Intel doesn’t talk about who its server and operating system suppliers are, and it doesn’t talk about which hypervisors it uses for its corporate systems, either. (To do so looks like an endorsement, something all Global 2000 companies seek to avoid doing.) Intel won’t be specific about what its server spending is, except to say that it is several tens of millions of dollars per year. And it will talk in detail about how it has made progress in virtualizing its systems and what virtualization has done for its budget.

Here is how the budget for the OES systems stacked up for the past four years, with estimates for 2013 because Intel was not yet done with last year when this presentation was put together:

As you can see, Intel had a hard time keeping its IT budget from growing from 2010 through 2012 as it was changing a lot of aspects of its OES systems over that time. But, if you look at the number of operating system instances that the company supported over that time – what it calls total environment units – then you can see that even as the budget was wiggling up and down, the number of environments supported doubled in those four years and the cost per environment was cut by more than half. Aires says that Intel does exhaustive comparisons of its cist per virtual and physical machine in the OES datacenters, and that Intel is able to run its machines at a lower cost than public clouds. Once again demonstrating that at a certain scale, it makes more sense to run your own datacenter than to farm it out. In Intel’s case, the difference in costs is on the order of 10 percent or so, depending on the year, and this is enough to make it worth the company’s while. Also, when you make server components aimed at enterprises for a living, it probably makes sense to actually run them yourself to get instant and immediate feedback.

One of the ways that Intel has cut costs in the OES datacenters is by shifting from rack servers and external top-of-rack switches to converged systems, which integrate servers, storage, and networking. The cost for a virtual machine on a converged system using 10 Gb/sec Ethernet links on the server nodes today is about 40 percent lower than the cost of as rack-mounted server and 1 Gb/sec Ethernet ports and outboard switches. (Those comparisons also include Fibre Channel switches to link servers to storage arrays.)

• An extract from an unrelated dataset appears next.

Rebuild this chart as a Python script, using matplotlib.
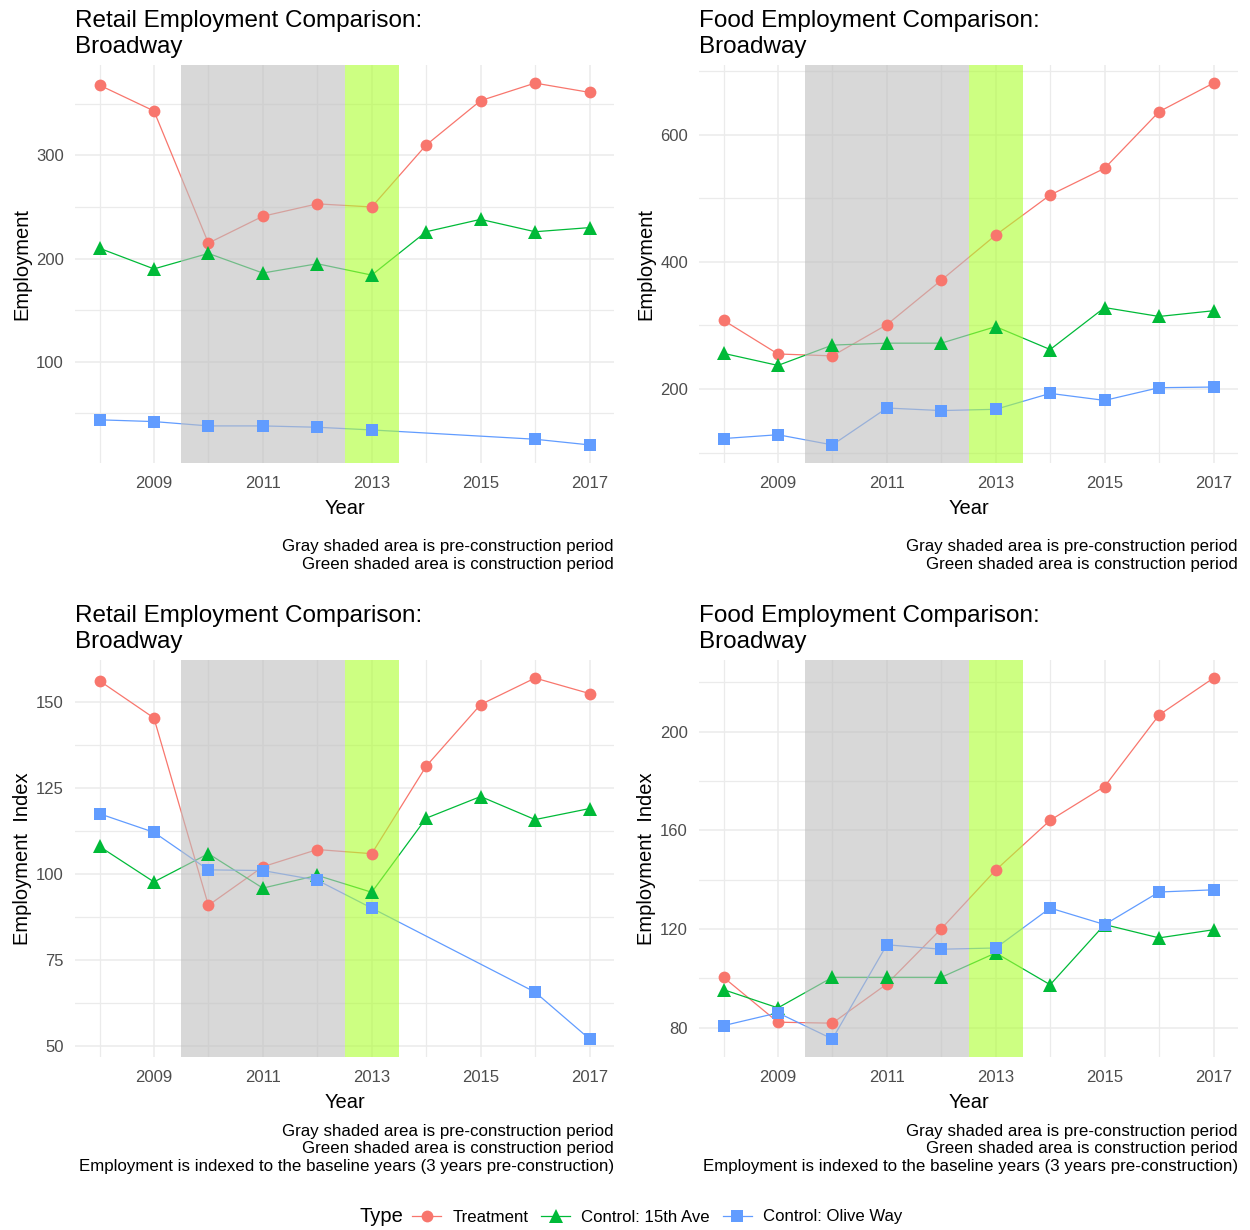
import numpy as np
import matplotlib
matplotlib.use("Agg")
import matplotlib.pyplot as plt
from matplotlib.lines import Line2D

plt.rcParams['font.family'] = ['Liberation Sans', 'DejaVu Sans']

years = [2008, 2009, 2010, 2011, 2012, 2013, 2014, 2015, 2016, 2017]
olive_years_retail = [2008, 2009, 2010, 2011, 2012, 2013, 2016, 2017]

# Retail employment (counts)
retail_treat = [368, 343, 215, 241, 253, 250, 310, 353, 370, 361]
retail_15th = [210, 190, 205, 186, 195, 184, 226, 238, 226, 230]
retail_olive = [43.8, 42.1, 37.9, 37.9, 36.6, 34, 25, 19.5]

# Food employment (counts)
food_treat = [308, 255, 252, 301, 371, 442, 505, 547, 636, 681]
food_15th = [256, 237, 269, 272, 272, 298, 262, 328, 314, 323]
food_olive = [122, 128, 112, 170, 166, 168, 193, 182, 202, 203]

# Retail index
retail_idx_treat = [156.1, 145.3, 90.9, 102.1, 107.1, 105.9, 131.3, 149.2, 156.9, 152.4]
retail_idx_15th = [108.0, 97.7, 105.9, 95.9, 99.6, 94.7, 116.2, 122.5, 115.8, 119.0]
retail_idx_olive = [117.5, 112.1, 101.2, 101.0, 98.2, 90.1, 65.7, 52.1]

# Food index
food_idx_treat = [100.4, 82.2, 81.8, 97.7, 120.1, 143.9, 164.1, 177.8, 206.8, 221.8]
food_idx_15th = [95.4, 88.0, 100.4, 100.4, 100.4, 110.3, 97.4, 121.8, 116.4, 119.7]
food_idx_olive = [80.8, 86.0, 75.4, 113.6, 111.8, 112.3, 128.5, 121.8, 135.0, 135.9]

series_labels = ["Treatment", "Control: 15th Ave", "Control: Olive Way"]
colors = ["#F8766D", "#00BA38", "#619CFF"]
markers = ["o", "^", "s"]
msizes = [8.5, 9.5, 8.5]

x_major = [2009, 2011, 2013, 2015, 2017]

W, H = 1250, 1230
fig = plt.figure(figsize=(W / 100, H / 100), dpi=100)


def fx(x):
    return x / W


def fy(y):
    return 1 - y / H


panels = [
    dict(box=(75, 65, 614, 463), title="Retail Employment Comparison:", ylabel="Employment",
         data=[(years, retail_treat), (years, retail_15th), (olive_years_retail, retail_olive)],
         ymaj=[100, 200, 300], ymin=[50, 150, 250, 350], idx=False),
    dict(box=(699, 65, 1238, 463), title="Food Employment Comparison:", ylabel="Employment",
         data=[(years, food_treat), (years, food_15th), (years, food_olive)],
         ymaj=[200, 400, 600], ymin=[100, 300, 500, 700], idx=False),
    dict(box=(75, 660, 614, 1057), title="Retail Employment Comparison:", ylabel="Employment  Index",
         data=[(years, retail_idx_treat), (years, retail_idx_15th), (olive_years_retail, retail_idx_olive)],
         ymaj=[50, 75, 100, 125, 150], ymin=[62.5, 87.5, 112.5, 137.5], idx=True),
    dict(box=(699, 660, 1238, 1057), title="Food Employment Comparison:", ylabel="Employment  Index",
         data=[(years, food_idx_treat), (years, food_idx_15th), (years, food_idx_olive)],
         ymaj=[80, 120, 160, 200], ymin=[100, 140, 180, 220], idx=True),
]

for p in panels:
    x0, y0, x1, y1 = p["box"]
    ax = fig.add_axes([fx(x0), fy(y1), fx(x1 - x0), (y1 - y0) / H])
    allv = np.concatenate([np.asarray(v, float) for _, v in p["data"]])
    lo, hi = allv.min(), allv.max()
    pad = (hi - lo) * 0.05
    ax.set_ylim(lo - pad, hi + pad)
    ax.set_xlim(2008 - 0.45, 2017 + 0.45)
    for s in ax.spines.values():
        s.set_visible(False)
    ax.set_xticks(x_major)
    ax.set_xticks([2008, 2010, 2012, 2014, 2016], minor=True)
    ax.set_yticks(p["ymaj"])
    ax.set_yticks(p["ymin"], minor=True)
    ax.tick_params(which="both", length=0)
    ax.tick_params(axis="x", labelsize=12, labelcolor="#4D4D4D", pad=9)
    ax.tick_params(axis="y", labelsize=12, labelcolor="#4D4D4D", pad=8)
    ax.grid(which="major", color="#EBEBEB", lw=1.1, zorder=0)
    ax.grid(which="minor", color="#EBEBEB", lw=0.9, zorder=0)
    ax.set_axisbelow(True)
    # lines
    for (xs, ys), c in zip(p["data"], colors):
        ax.plot(xs, ys, color=c, lw=0.9, zorder=2)
    # shading
    ax.axvspan(2009.5, 2012.5, color="#BEBEBE", alpha=0.6, lw=0, zorder=3)
    ax.axvspan(2012.5, 2013.5, color="#ADFF2F", alpha=0.6, lw=0, zorder=3)
    # points
    for (xs, ys), c, m, ms in zip(p["data"], colors, markers, msizes):
        ax.plot(xs, ys, ls="none", marker=m, ms=ms, color=c, mec=c, mew=0, zorder=4)
    ax.set_xlabel("Year", fontsize=14.5, labelpad=6)
    ax.set_ylabel(p["ylabel"], fontsize=14.5, labelpad=3)
    # titles
    fig.text(fx(x0), fy(y0 - 38), p["title"], fontsize=17.5, ha="left", va="baseline")
    fig.text(fx(x0), fy(y0 - 12), "Broadway", fontsize=17.5, ha="left", va="baseline")
    # captions
    caps = ["Gray shaded area is pre-construction period",
            "Green shaded area is construction period"]
    off = 88
    if p["idx"]:
        caps.append("Employment is indexed to the baseline years (3 years pre-construction)")
        off = 79
    for i, t in enumerate(caps):
        fig.text(fx(x1), fy(y1 + off + i * 17.5), t, fontsize=12.2, ha="right", va="baseline")

# legend
handles = [Line2D([0], [0], color=c, lw=0.9, marker=m, ms=ms, mew=0)
           for c, m, ms in zip(colors, markers, msizes)]
fig.text(fx(360), fy(1217), "Type", fontsize=14.5, ha="left", va="center")
fig.legend(handles, series_labels, ncol=3, loc="center left",
           bbox_to_anchor=(fx(412), fy(1217)), frameon=False, fontsize=12.1,
           handlelength=1.75, handletextpad=0.65, columnspacing=0.75, borderaxespad=0,
           borderpad=0)

fig.savefig("out.png", dpi=100)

Now, here is the amazing thing: while 85 percent of the operating system environments at Intel have been virtualized, the vast majority of servers at Intel remain unvirtualized – and very likely will remain so for many years to come. Take a look:

Here’s how this chart works. In 2009, Intel had 6,256 physical servers in the OES organization, and a mere 129 servers were equipped with hypervisors to create virtual 1,428 virtual operating system instances. That is a total of 7,684 operating systems, or an average of about 11 instances per server that has been virtualized. Hypervisors had been around since the early 2000s for servers, and Intel was just getting going in 2009, concurrent with the launch of its own “Nehalem-EP” Xeon 5500 processors, which had the processing and memory capacity as well as virtualization assistance features to help hypervisors run more efficiently.

As you can see, over time Intel has reduced the number of physical servers in the OES fleet while at the same time increasing the number of virtualized machines and the number of VMs per machine on those latter boxes. As 2013 was coming to a close, Intel was projecting that it would have 16,283 virtualized operating system instances running on 703 servers, or an average of 23 VMs per machine. The number of strictly physical servers has dropped by 44 percent to 3,524 over the same time. Looking out into 2014 and 2015, the charts show the number of virtualized servers staying constant and the number of physical servers continuing to drop, but Aires tells EnterpriseTech that Intel wants to leverage Moore’s Law and the growing number of cores per chip to push that server count down faster for its virtual fleet.

“When we deploy Xeon machines with 10, 12. Or 15 cores per processor, even though demand for total OS instances goes up 20 to 30 percent, we will be able to meet the OS instance growth,” says Aires. “We are expecting somewhere between 50 and 70 OS instances to be hosted on every physical server when we refresh.”

Aires says that the most constrained resource on its virtualized systems is not CPU cores or utilization, but memory. “The memory utilization is around 51 percent, but the CPU is running at around 21 percent,” Aires explains. “We are still not very efficient at running these virtualized servers.”

But Intel is committed to making it better – and for its own good as well as for that of the tens of millions of customers who use systems based on its Xeon processors worldwide to run their businesses.